Monday, February 15, 2016

Science Stunts: Fun Feats of Physics

Science Stunts: Fun Feats of Physics
written by Jordan D. Brown; illustrated by Anthony Owsley
2016 (Charlesbridge)
Source: Review copy provided by the publisher

I want you to get hooked on physics and have a great time as you create your own marshmallow catapult, set off a chain reaction with wooden sticks, and make your own electromagnet.

In the court of public opinion, physics is considered dull and to be endured rather than enjoyed. Contrary to popular belief, physics is pretty cool. I submit Science Stunts as my evidence. Physicist Dr. Dazz hosts this fun physics feast. With the help of Galileo, Newton, and Einstein (that would be a pretty good law firm), the good doctor presents 25 experiments that will stir the imagination of future scientists. Each experiment features a task to be completed by the reader, an explanation of the science by one of the three physicists mentioned above, and additional information from the world of science. Marshmallow Flinger is an experiment using craft sticks, rubber bands, a plastic spoon, and mini marshmallows. Who wouldn't want to participate in a task that involves throwing marshmallows?
Craft sticks are attached in a crisscross manner by rubber bands and the spoon is attached. Now it's time to launch the marshmallows. Sir Isaac Newton uses this experiment to explain the three laws of motion. Other chapters explore gravity, heat and cold, magnets, sound, light, and electricity.

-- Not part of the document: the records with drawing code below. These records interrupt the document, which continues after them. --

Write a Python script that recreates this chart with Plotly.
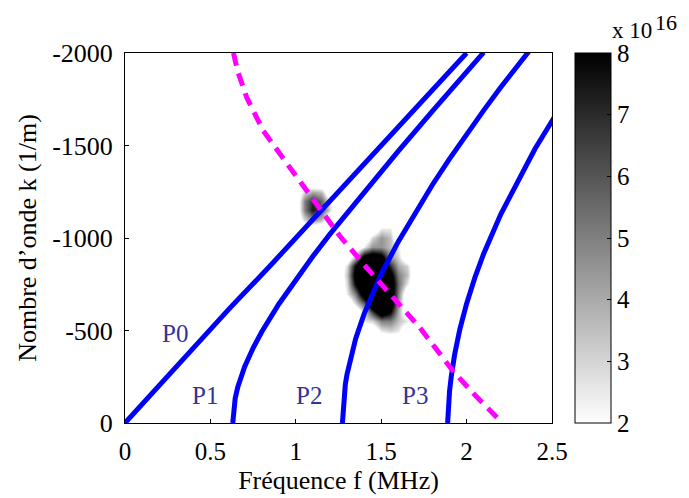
import plotly.graph_objects as go

# ---- data ----
p0_f = [0, 0.2, 0.4, 0.615, 0.85, 1.05, 1.26, 1.45, 1.65, 1.85, 2.0]
p0_k = [0, -205, -410, -622, -850, -1050, -1258, -1450, -1655, -1850, -2000]

p1_f = [0.631, 0.635, 0.645, 0.66, 0.68, 0.70, 0.75, 0.80, 0.90, 1.00, 1.10, 1.20, 1.40, 1.60, 1.80, 2.00, 2.10]
p1_k = [0, -71, -133, -193, -253, -303, -405, -492, -642, -776, -901, -1021, -1250, -1470, -1686, -1898, -2003]

p2_f = [1.273, 1.28, 1.29, 1.30, 1.32, 1.35, 1.40, 1.45, 1.50, 1.60, 1.70, 1.80, 1.90, 2.00, 2.10, 2.20, 2.30, 2.37]
p2_k = [0, -134, -209, -264, -349, -455, -590, -705, -805, -980, -1140, -1288, -1428, -1562, -1690, -1815, -1935, -2015]

p3_f = [1.889, 1.892, 1.90, 1.91, 1.93, 1.96, 2.00, 2.05, 2.10, 2.20, 2.30, 2.40, 2.50, 2.52]
p3_k = [0, -90, -170, -250, -370, -505, -645, -790, -915, -1128, -1312, -1481, -1632, -1662]

mag_f = [0.635, 0.66, 0.713, 0.81, 0.946, 1.10, 1.257, 1.40, 1.568, 1.724, 1.918, 2.05, 2.21]
mag_k = [-2000, -1900, -1759, -1579, -1405, -1205, -1012, -855, -682, -518, -284, -150, 0]

# heat map patches (values x 1e16)
big_f = [1.25, 1.30, 1.35, 1.40, 1.45, 1.50, 1.55, 1.60, 1.65, 1.70, 1.75]
big_k = [-1100, -1050, -1000, -950, -900, -850, -800, -750, -700, -650, -600, -550, -500, -450, -400]
big_z = [
    [0, 0, 0, 0, 0, 0, 0, 0, 0, 0, 0],
    [0, 0, 0, 0, 0, 2.5, 2.5, 0, 0, 0, 0],
    [0, 0, 0, 0, 3.0, 4.5, 3.5, 0, 0, 0, 0],
    [0, 0, 0, 2.5, 4.5, 4.5, 3.5, 2.5, 0, 0, 0],
    [0, 0, 3.5, 9.0, 10.0, 9.0, 4.5, 3.0, 0, 0, 0],
    [0, 3.0, 8.0, 12.0, 12.0, 11.0, 7.0, 4.0, 3.0, 0, 0],
    [0, 3.5, 9.0, 12.0, 12.0, 12.0, 9.0, 5.0, 3.5, 0, 0],
    [0, 3.0, 8.0, 12.0, 12.0, 12.0, 10.0, 5.5, 2.5, 0, 0],
    [0, 2.5, 5.0, 10.0, 12.0, 12.0, 10.0, 5.0, 0, 0, 0],
    [0, 0, 3.0, 6.0, 11.0, 12.0, 10.0, 4.5, 0, 0, 0],
    [0, 0, 0, 3.0, 6.5, 10.0, 8.0, 4.0, 0, 0, 0],
    [0, 0, 0, 2.5, 3.0, 5.0, 5.0, 3.5, 2.5, 0, 0],
    [0, 0, 0, 0, 0, 2.5, 3.0, 2.5, 0, 0, 0],
    [0, 0, 0, 0, 0, 0, 0, 0, 0, 0, 0],
    [0, 0, 0, 0, 0, 0, 0, 0, 0, 0, 0],
]

small_f = [1.00, 1.05, 1.10, 1.15, 1.20, 1.25]
small_k = [-1300, -1250, -1200, -1150, -1100, -1050]
small_z = [
    [0, 0, 0, 0, 0, 0],
    [0, 3.0, 4.0, 3.5, 0, 0],
    [0, 5.0, 7.0, 5.5, 2.5, 0],
    [0, 5.0, 7.5, 6.0, 3.0, 0],
    [0, 3.0, 4.5, 3.5, 0, 0],
    [0, 0, 0, 0, 0, 0],
]

x_ticks = [0, 0.5, 1, 1.5, 2, 2.5]
x_ticktext = ["0", "0.5", "1", "1.5", "2", "2.5"]
y_ticks = [0, -500, -1000, -1500, -2000]
y_ticktext = ["0", "-500", "-1000", "-1500", "-2000"]
cb_ticks = [2, 3, 4, 5, 6, 7, 8]

labels = ["P0", "P1", "P2", "P3"]
label_f = [0.29, 0.47, 1.08, 1.70]
label_k = [-485, -150, -150, -150]

FONT = "Liberation Serif"
gray = [[0, "white"], [1, "black"]]

fig = go.Figure()
cb = dict(
    tickvals=cb_ticks, ticktext=[str(v) for v in cb_ticks],
    thickness=36, len=1.0, lenmode="fraction", y=0.5, yanchor="middle",
    x=1.055, xanchor="left", xpad=0, ypad=0,
    outlinecolor="black", outlinewidth=1,
    ticks="inside", ticklen=4, tickcolor="black",
    tickfont=dict(family=FONT, size=25, color="black"),
)
fig.add_trace(go.Heatmap(x=big_f, y=big_k, z=big_z, zmin=2, zmax=8, colorscale=gray,
                         zsmooth="best", colorbar=cb, showscale=True, hoverinfo="skip"))
fig.add_trace(go.Heatmap(x=small_f, y=small_k, z=small_z, zmin=2, zmax=8, colorscale=gray,
                         zsmooth="best", showscale=False, hoverinfo="skip"))

for fx, kx in [(p0_f, p0_k), (p1_f, p1_k), (p2_f, p2_k), (p3_f, p3_k)]:
    fig.add_trace(go.Scatter(x=fx, y=kx, mode="lines", line=dict(color="#0000ff", width=5),
                             showlegend=False, hoverinfo="skip"))
fig.add_trace(go.Scatter(x=mag_f, y=mag_k, mode="lines",
                         line=dict(color="#ff00ff", width=5, dash="13px,8px"),
                         showlegend=False, hoverinfo="skip"))

for t, fx, kx in zip(labels, label_f, label_k):
    fig.add_annotation(x=fx, y=kx, text=t, showarrow=False,
                       font=dict(family=FONT, size=25, color="#333399"))

fig.add_annotation(xref="paper", yref="paper", x=1.135, y=1.062, xanchor="left", yanchor="middle",
                   text="x 10", showarrow=False, font=dict(family=FONT, size=23, color="black"))
fig.add_annotation(xref="paper", yref="paper", x=1.236, y=1.082, xanchor="left", yanchor="middle",
                   text="16", showarrow=False, font=dict(family=FONT, size=22, color="black"))

axis_common = dict(showgrid=False, zeroline=False, showline=True, linecolor="black", linewidth=1,
                   mirror=True, ticks="inside", ticklen=4, tickcolor="black", ticklabelstandoff=6)
fig.update_xaxes(range=[0, 2.5], tickvals=x_ticks, ticktext=x_ticktext,
                 tickfont=dict(family=FONT, size=25, color="black"),
                 title=dict(text="Fréquence f (MHz)", font=dict(family=FONT, size=26, color="black"), standoff=6),
                 **axis_common)
fig.update_yaxes(range=[0, -2000], tickvals=y_ticks, ticktext=y_ticktext,
                 tickfont=dict(family=FONT, size=26, color="black"),
                 title=dict(text="Nombre d’onde k (1/m)", font=dict(family=FONT, size=26, color="black"), standoff=8),
                 **axis_common)

# page has an 8px body margin: figure is 681x490 so that it fills the 689x498 window
fig.update_layout(width=681, height=490,
                  margin=dict(l=116.5, r=136.7, t=44.5, b=74.8, autoexpand=False),
                  plot_bgcolor="white", paper_bgcolor="white", showlegend=False)
fig.write_html("out.html")
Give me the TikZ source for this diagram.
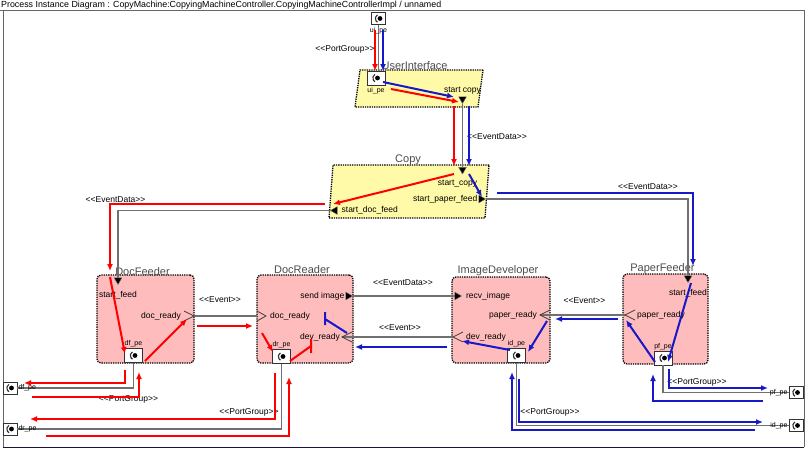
\documentclass[tikz,border=0pt]{standalone}
\usepackage{fontspec}
\setmainfont{Liberation Sans}
\usetikzlibrary{arrows.meta,positioning,shapes.geometric}
\definecolor{comppink}{RGB}{255,188,188}
\definecolor{compyellow}{RGB}{255,250,168}
\definecolor{tracered}{RGB}{255,0,0}
\definecolor{traceblue}{RGB}{24,24,200}
\definecolor{linkgray}{RGB}{112,112,112}
\definecolor{framenavy}{RGB}{20,20,60}
\newcommand{\stlabel}[1]{<{}<#1>{}>}
\tikzset{%
	comp/.style      = {draw, densely dotted, line width=1.3pt, fill=comppink, rounded corners=4pt, inner sep=0pt},
	ycomp/.style     = {draw, densely dotted, line width=1.3pt, fill=compyellow, inner sep=0pt, transform shape},
	complabel/.style = {text=black!70, font=\fontsize{11}{12}\selectfont, inner sep=0pt, text depth=0pt, xshift=-3pt},
	portlabel/.style = {font=\fontsize{8.5}{9}\selectfont, inner sep=0pt},
	pelabel/.style   = {font=\fontsize{7}{8}\selectfont, inner sep=0pt},
	stereo/.style    = {font=\fontsize{8.5}{9}\selectfont, inner sep=0pt}, % <<...>>
	pe/.style        = {draw=black!80, line width=0.6pt, fill=white, minimum width=18pt, minimum height=14pt, inner sep=0pt,
		path picture={\fill[black] ([xshift=1.5pt]path picture bounding box.center) circle (2.4pt);
			\draw[line width=1.1pt] ([xshift=1pt]path picture bounding box.center) ++(120:4.2pt) arc (120:240:4.2pt);}},
	outpe/.style     = {pe, minimum width=14pt, minimum height=12pt},
	datain/.style    = {regular polygon, regular polygon sides=3, fill=black, draw=linkgray, line width=0.4pt, inner sep=0pt, minimum size=9pt},
	evport/.style    = {draw=black!75, line width=0.8pt},
	link/.style      = {draw=linkgray, line width=1.1pt},
	redtrace/.style  = {draw=tracered, line width=2pt, ->},
	bluetrace/.style = {draw=traceblue, line width=2pt, ->},
}
\begin{document}
\begin{tikzpicture}[x=1pt,y=-1pt,>={Latex[length=7pt,width=6pt]}]
	\useasboundingbox (0,0) rectangle (805,450);
	\node[anchor=base west, inner sep=0pt, font=\fontsize{8.85}{9}\selectfont] (title) at (1,7.5)
		{Process Instance Diagram : CopyMachine:CopyingMachineController.CopyingMachineControllerImpl / unnamed};
	\draw[draw=black!60, line width=0.8pt] (0,10) -- (804,10) -- (804,447);
	\draw[draw=black!60, line width=0.8pt] (3,10) -- (3,447);
	\draw[draw=framenavy, line width=1pt] (3,447) -- (804,447);
	
	% components
	\node[ycomp, xslant=0.135, minimum width=123pt, minimum height=37pt] (ui) at (419,88.5) {};
	\node[ycomp, xslant=0.0755, minimum width=156pt, minimum height=53pt] (cp) at (409,191.5) {};
	\node[comp, minimum width=97pt, minimum height=88pt] (df) at (145.5,319) {};
	\node[comp, minimum width=96pt, minimum height=88pt] (dr) at (305,319) {};
	\node[comp, minimum width=98pt, minimum height=86pt] (id) at (501,320) {};
	\node[comp, minimum width=85pt, minimum height=90pt] (pf) at (665.5,319) {};
	\node[complabel, above=0pt of ui, xshift=-4pt] {UserInterface};
	\node[complabel, above=2pt of cp] {Copy};
	\node[complabel, above=-1pt of df] {DocFeeder};
	\node[complabel, above=1pt of dr] {DocReader};
	\node[complabel, above=3pt of id] {ImageDeveloper};
	\node[complabel, above=2pt of pf] {PaperFeeder};
	
	% port groups
	\node[outpe] (uiTop) at (378.5,18.5) {};
	\node[outpe] (dfOut) at (10,388) {};
	\node[outpe] (drOut) at (10,429) {};
	\node[outpe] (pfOut) at (796,392.5) {};
	\node[outpe] (idOut) at (796,425.5) {};
	\node[pe] (uiPe) at (376,78) {};
	\node[pe] (dfPe) at (133.5,355.5) {};
	\node[pe] (drPe) at (281.5,356.5) {};
	\node[pe] (idPe) at (516.5,355.5) {};
	\node[pe] (pfPe) at (663,358) {};
	
	% event and data ports
	\node[datain, shape border rotate=180] (uiStart) at (462.5,99) {};
	\node[datain, shape border rotate=180] (cpStart) at (462.5,169.5) {};
	\node[datain, shape border rotate=90] (cpDoc) at (335,210.5) {};
	\node[datain, shape border rotate=-90] (cpPaper) at (481,199) {};
	\node[datain, shape border rotate=180] (dfStart) at (118,280) {};
	\node[datain, shape border rotate=-90] (drSend) at (348,296) {};
	\node[datain, shape border rotate=-90] (idRecv) at (457,296) {};
	\node[datain, shape border rotate=180] (pfStart) at (688,278) {};
	\coordinate (dfReady) at (194,316);
	\coordinate (drReady) at (257,316);
	\coordinate (drDev) at (342,337);
	\coordinate (idDev) at (453,337);
	\coordinate (idPaper) at (540,315);
	\coordinate (pfReady) at (625,315);
	
	% connectors
	\draw[link] (uiTop) -- (uiTop |- uiPe.north);
	\draw[link] (uiStart) -- (cpStart);
	\draw[link] (cpDoc) -| (dfStart);
	\draw[link] (cpPaper) -| (pfStart);
	\draw[link] (dfReady) -- (drReady);
	\draw[link] (drSend) -- (idRecv);
	\draw[link] (drDev) -- (idDev);
	\draw[link] (pfReady) -- (idPaper);
	\draw[link] (dfPe) |- (dfOut);
	\draw[link] (drPe) |- (drOut);
	\draw[link] (idPe) |- (idOut);
	\draw[link] (pfPe) |- (pfOut);
	\draw[evport] (dfReady) ++(-10,-5) -- (dfReady) -- ++(-10,5);
	\draw[evport] (drReady) ++(0,-5) -- ++(9,5) -- ++(-9,5);
	\draw[evport] (drDev) ++(10,-5) -- (drDev) -- ++(10,5);
	\draw[evport] (idDev) ++(10,-5) -- (idDev) -- ++(10,5);
	\draw[evport] (idPaper) ++(10,-5) -- (idPaper) -- ++(10,5);
	\draw[evport] (pfReady) ++(10,-5) -- (pfReady) -- ++(10,5);
	
	% labels
	\node[pelabel, below=2pt of uiTop] {ui\_pe};
	\node[pelabel, below=2pt of uiPe] {ui\_pe};
	\node[pelabel, above=1pt of dfPe] {df\_pe};
	\node[pelabel, above=1pt of drPe] {dr\_pe};
	\node[pelabel, above=1pt of idPe] {id\_pe};
	\node[pelabel, above=1pt of pfPe] {pf\_pe};
	\node[pelabel, right=1pt of dfOut] {df\_pe};
	\node[pelabel, right=1pt of drOut] {dr\_pe};
	\node[pelabel, left=1pt of pfOut] {pf\_pe};
	\node[pelabel, left=1pt of idOut] {id\_pe};
	\node[portlabel, above=2pt of uiStart] {start copy};
	\node[portlabel, below=5pt of cpStart, xshift=-5pt] {start\_copy};
	\node[portlabel, right=4pt of cpDoc] {start\_doc\_feed};
	\node[portlabel, left=1pt of cpPaper] {start\_paper\_feed};
	\node[portlabel, below=6pt of dfStart] {start\_feed};
	\node[portlabel, left=13pt of dfReady] {doc\_ready};
	\node[portlabel, right=13pt of drReady] {doc\_ready};
	\node[portlabel, left=1pt of drSend] {send image};
	\node[portlabel, left=2pt of drDev] {dev\_ready};
	\node[portlabel, right=4pt of idRecv] {recv\_image};
	\node[portlabel, left=3pt of idPaper] {paper\_ready};
	\node[portlabel, right=13pt of idDev] {dev\_ready};
	\node[portlabel, below=6pt of pfStart] {start\_feed};
	\node[portlabel, right=12pt of pfReady] {paper\_ready};
	\node[stereo] (pgUi) at (345,49) {\stlabel{PortGroup}};
	\node[stereo] (edUiCp) at (497,137) {\stlabel{EventData}};
	\node[stereo] (edCpDf) at (115.5,200) {\stlabel{EventData}};
	\node[stereo] (edCpPf) at (648,187) {\stlabel{EventData}};
	\node[stereo] (evDfDr) at (220,300) {\stlabel{Event}};
	\node[stereo] (edDrId) at (403,283) {\stlabel{EventData}};
	\node[stereo] (evDrId) at (400,328) {\stlabel{Event}};
	\node[stereo] (evPfId) at (584.5,301) {\stlabel{Event}};
	\node[stereo] (pgDf) at (128.5,399) {\stlabel{PortGroup}};
	\node[stereo] (pgDr) at (249,412) {\stlabel{PortGroup}};
	\node[stereo] (pgId) at (550,412) {\stlabel{PortGroup}};
	\node[stereo] (pgPf) at (697,382) {\stlabel{PortGroup}};
	
	% red trace
	\coordinate (ra1) at (375,30);  \coordinate (ra2) at (375,71);
	\coordinate (rb1) at (391,89);  \coordinate (rb2) at (459,102);
	\coordinate (rc1) at (454,106); \coordinate (rc2) at (454,166);
	\coordinate (rd1) at (454,174); \coordinate (rd2) at (333,204);
	\coordinate (re1) at (325,204); \coordinate (re2) at (110,271);
	\coordinate (rf1) at (110,277); \coordinate (rf2) at (125,354);
	\coordinate (rg1) at (145,361); \coordinate (rg2) at (187,319);
	\coordinate (rh1) at (197,326); \coordinate (rh2) at (253,326);
	\coordinate (ri1) at (262,333); \coordinate (ri2) at (273,352);
	\coordinate (rj1) at (290,361); \coordinate (rj2) at (311,346);
	\coordinate (rk1) at (125,370); \coordinate (rk2) at (24,383);
	\coordinate (rl1) at (32,397);  \coordinate (rl2) at (139,372);
	\coordinate (rm1) at (275,373); \coordinate (rm2) at (30,419);
	\coordinate (rn1) at (46,436);  \coordinate (rn2) at (289,377);
	\draw[redtrace] (ra1) -- (ra2);
	\draw[redtrace] (rb1) -- (rb2);
	\draw[redtrace] (rc1) -- (rc2);
	\draw[redtrace] (rd1) -- (rd2);
	\draw[redtrace] (re1) -| (re2);
	\draw[redtrace] (rf1) -- (rf2);
	\draw[redtrace] (rg1) -- (rg2);
	\draw[redtrace] (rh1) -- (rh2);
	\draw[redtrace] (ri1) -- (ri2);
	\draw[redtrace, -] (rj1) -- (rj2) ++(0,-7) -- ++(0,14);
	\draw[redtrace] (rk1) |- (rk2);
	\draw[redtrace] (rl1) -| (rl2);
	\draw[redtrace] (rm1) |- (rm2);
	\draw[redtrace] (rn1) -| (rn2);
	
	% blue trace
	\coordinate (ba1) at (383,30);  \coordinate (ba2) at (383,71);
	\coordinate (bb1) at (383,82);  \coordinate (bb2) at (454,97);
	\coordinate (bc1) at (469,106); \coordinate (bc2) at (469,166);
	\coordinate (bd1) at (469,174); \coordinate (bd2) at (482,197);
	\coordinate (be1) at (497,193); \coordinate (be2) at (693,266);
	\coordinate (bf1) at (691,283); \coordinate (bf2) at (668,362);
	\coordinate (bg1) at (655,362); \coordinate (bg2) at (626,320);
	\coordinate (bh1) at (618,319); \coordinate (bh2) at (555,319);
	\coordinate (bi1) at (547,321); \coordinate (bi2) at (528,352);
	\coordinate (bj1) at (510,350); \coordinate (bj2) at (462,341);
	\coordinate (bk1) at (447,347); \coordinate (bk2) at (355,347);
	\coordinate (bl1) at (347,333); \coordinate (bl2) at (325,319);
	\coordinate (bm1) at (519,379); \coordinate (bm2) at (763,422);
	\coordinate (bn1) at (755,430); \coordinate (bn2) at (512,372);
	\coordinate (bo1) at (669,369); \coordinate (bo2) at (768,388);
	\coordinate (bp1) at (763,401); \coordinate (bp2) at (653,374);
	\draw[bluetrace] (ba1) -- (ba2);
	\draw[bluetrace] (bb1) -- (bb2);
	\draw[bluetrace] (bc1) -- (bc2);
	\draw[bluetrace] (bd1) -- (bd2);
	\draw[bluetrace] (be1) -| (be2);
	\draw[bluetrace] (bf1) -- (bf2);
	\draw[bluetrace] (bg1) -- (bg2);
	\draw[bluetrace] (bh1) -- (bh2);
	\draw[bluetrace] (bi1) -- (bi2);
	\draw[bluetrace] (bj1) -- (bj2);
	\draw[bluetrace] (bk1) -- (bk2);
	\draw[bluetrace, -] (bl1) -- (bl2) ++(0,-7) -- ++(0,13);
	\draw[bluetrace] (bm1) |- (bm2);
	\draw[bluetrace] (bn1) -| (bn2);
	\draw[bluetrace] (bo1) |- (bo2);
	\draw[bluetrace] (bp1) -| (bp2);
\end{tikzpicture}
\end{document}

The obvious first thought is to use this in a science class, but think about language arts and math too. Procedural text is a genre that often shows up on standardized tests so using Science Stunts to teach reading these texts would be beneficial. Point of view lessons can also be launched with this book. There are a ton of possibilities for teaching measurement skills as well. Science Stunts is a humorous book that will enliven classes across the curriculum.